DA welcomes Class of 2025 matric results, calls for focus on quality, retention, and learner protection

Issued by Horatio Hendricks MPL – DA Shadow MEC for Education
13 Jan 2026 in Press Statements

We want to congratulate the Class of 2025 on reaching the end of their school journey. Completing matric is a significant achievement, often under difficult circumstances, and it reflects the effort of learners, teachers, parents, and school communities across the province.

We also acknowledge the Minister of Basic Education, Siviwe Gwarube, and her department for the overall stability of the examination system, the credibility of the results, and the honest framing of what the outcomes show about both progress and remaining weaknesses in the system. Recognising achievements while being open about where improvement is still needed is essential if reforms are to be meaningful and sustained.

The real story in the matric results is not a single percentage, but whether the system improved on quality indicators and whether learners are being retained through to Grade 12.

Last year, when the Eastern Cape recorded a historic pass rate, the Democratic Alliance congratulated the Class of 2024, but we also warned that too many learners are unaccounted for in the system. If learners are lost between Grade 10 and Grade 12, that is a serious system weakness that a headline pass rate cannot hide, and it requires proper tracking and retention interventions.

The DA has also consistently cautioned the province against an over-emphasis on the headline pass rate that chases quantity over quality. The Grade 10 to 12 dropout problem remains the biggest pressure point in the system, directly affecting fairness, opportunity, and long-term outcomes.

At the same time, learners must be better prepared for a digitally transformed jobs market, which means stronger foundations, improved performance in gateway subjects, and meaningful support throughout the Further Education and Training phase.

Education MEC Fundile Gade’s attempt to blame the drop in results on suspended principals and teachers facing allegations of financial misconduct and sexual offences, is laughable.

His own Department’s reluctance to act when these allegations were first brought to their attention is what resulted in suspensions over the exam period following public outcry.
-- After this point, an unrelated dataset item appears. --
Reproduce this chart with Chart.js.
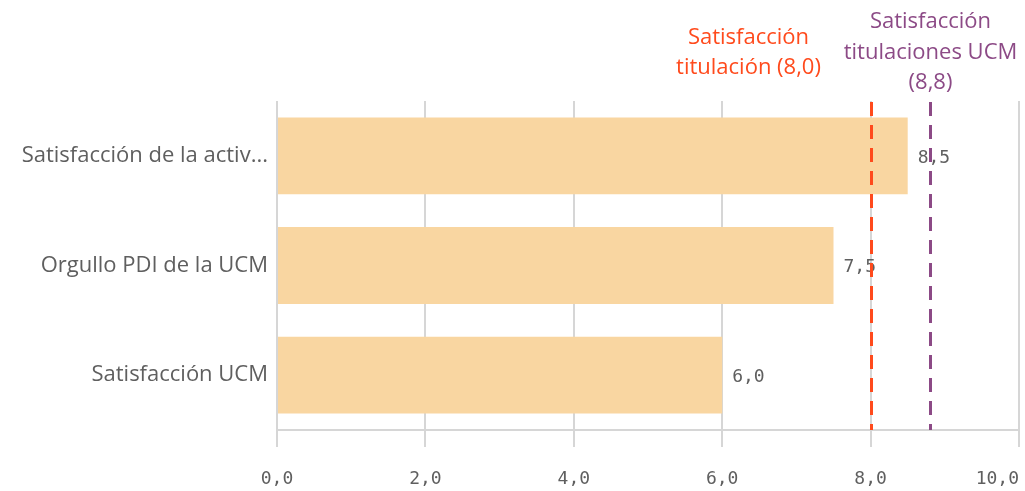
<!DOCTYPE html>
<html>
<head>
<meta charset="utf-8">
<script src="https://cdn.jsdelivr.net/npm/chart.js@4.4.1/dist/chart.umd.min.js"></script>
<style>
  html, body { margin: 0; padding: 0; background: #ffffff; }
  #wrap { width: 1025px; height: 491px; position: relative; }
</style>
</head>
<body>
<div id="wrap"><canvas id="c" width="1025" height="491"></canvas></div>
<script>
const categories = ["Satisfacción de la activ...", "Orgullo PDI de la UCM", "Satisfacción UCM"];
const values = [8.5, 7.5, 6.0];
const xTicks = [0, 2, 4, 6, 8, 10];
const refValues = [8.0, 8.8];
const refLabels = [["Satisfacción", "titulación (8,0)"], ["Satisfacción", "titulaciones UCM", "(8,8)"]];
const refColors = ["#ff4a1c", "#8c4a86"];

const fmt = v => v.toFixed(1).replace('.', ',');
const TEXT = "#5f5f5f";
const MONO = "'DejaVu Sans Mono', monospace";
const SANS = "'Open Sans', sans-serif";

const refPlugin = {
  id: 'refLines',
  afterDatasetsDraw(chart) {
    const ctx = chart.ctx, xs = chart.scales.x, area = chart.chartArea;
    const meta = chart.getDatasetMeta(0);
    ctx.save();
    ctx.font = "18px " + MONO;
    ctx.fillStyle = TEXT;
    ctx.textAlign = 'left';
    ctx.textBaseline = 'middle';
    meta.data.forEach((bar, i) => {
      ctx.fillText(fmt(values[i]), bar.x + 10, bar.y + 2);
    });
    ctx.restore();
    refValues.forEach((v, i) => {
      const x = Math.round(xs.getPixelForValue(v)) + 0.5;
      ctx.save();
      ctx.strokeStyle = refColors[i];
      ctx.lineWidth = 3;
      ctx.setLineDash([14, 9]);
      ctx.beginPath();
      ctx.moveTo(x, area.top + 1);
      ctx.lineTo(x, area.bottom);
      ctx.stroke();
      ctx.restore();
      ctx.save();
      ctx.font = "22px " + SANS;
      ctx.fillStyle = refColors[i];
      ctx.textAlign = 'center';
      ctx.textBaseline = 'middle';
      const lines = refLabels[i];
      const lh = 30.5;
      const cx = i === 0 ? x - 123 : x;
      const bottomCenter = i === 0 ? 68 : 83;
      lines.forEach((t, j) => {
        ctx.fillText(t, cx, bottomCenter - (lines.length - 1 - j) * lh);
      });
      ctx.restore();
    });
  }
};

new Chart(document.getElementById('c'), {
  type: 'bar',
  data: {
    labels: categories,
    datasets: [{
      data: values,
      backgroundColor: '#f9d6a1',
      borderWidth: 0,
      categoryPercentage: 0.7,
      barPercentage: 1.0
    }]
  },
  options: {
    indexAxis: 'y',
    responsive: false,
    animation: false,
    layout: { padding: { top: 101, right: 6, left: 0, bottom: 0 } },
    plugins: { legend: { display: false }, tooltip: { enabled: false } },
    scales: {
      x: {
        min: 0, max: 10,
        afterBuildTicks(scale) { scale.ticks = xTicks.map(v => ({ value: v })); },
        afterFit(scale) { scale.height = 61; scale.paddingRight = 0; scale.paddingLeft = 0; },
        grid: { color: '#d6d6d6', lineWidth: 2, tickLength: 17, drawOnChartArea: true },
        border: { display: true, color: '#d6d6d6', width: 2 },
        ticks: {
          maxRotation: 0,
          autoSkip: false,
          padding: 22,
          color: TEXT,
          font: { family: MONO, size: 18 },
          callback: (v) => v === 10 ? fmt(v) + "    " : fmt(v)
        }
      },
      y: {
        afterFit(scale) { scale.width = 277; },
        grid: { display: false },
        border: { display: false },
        ticks: {
          padding: 1,
          color: TEXT,
          font: { family: SANS, size: 22 }
        }
      }
    }
  },
  plugins: [refPlugin]
});
</script>
</body>
</html>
Allegations of this sort are extremely serious and must be acted on immediately.

Accountability cannot be delayed for convenience, and learner safety must always come first.

MEC Gade cannot use these suspensions as an explanation for performance pressures reflected in the results now being released.

A functional education system must be able to manage discipline without destabilising learners, and learners should never pay the price for adult misconduct or weak contingency planning.

Once again, we congratulate the Class of 2025 on reaching this milestone. To those who did not achieve the result they had hoped for, this is not the end of the road. There are second-chance pathways, support programmes, and opportunities to continue learning. Do not lose hope. Your future is still very much within reach.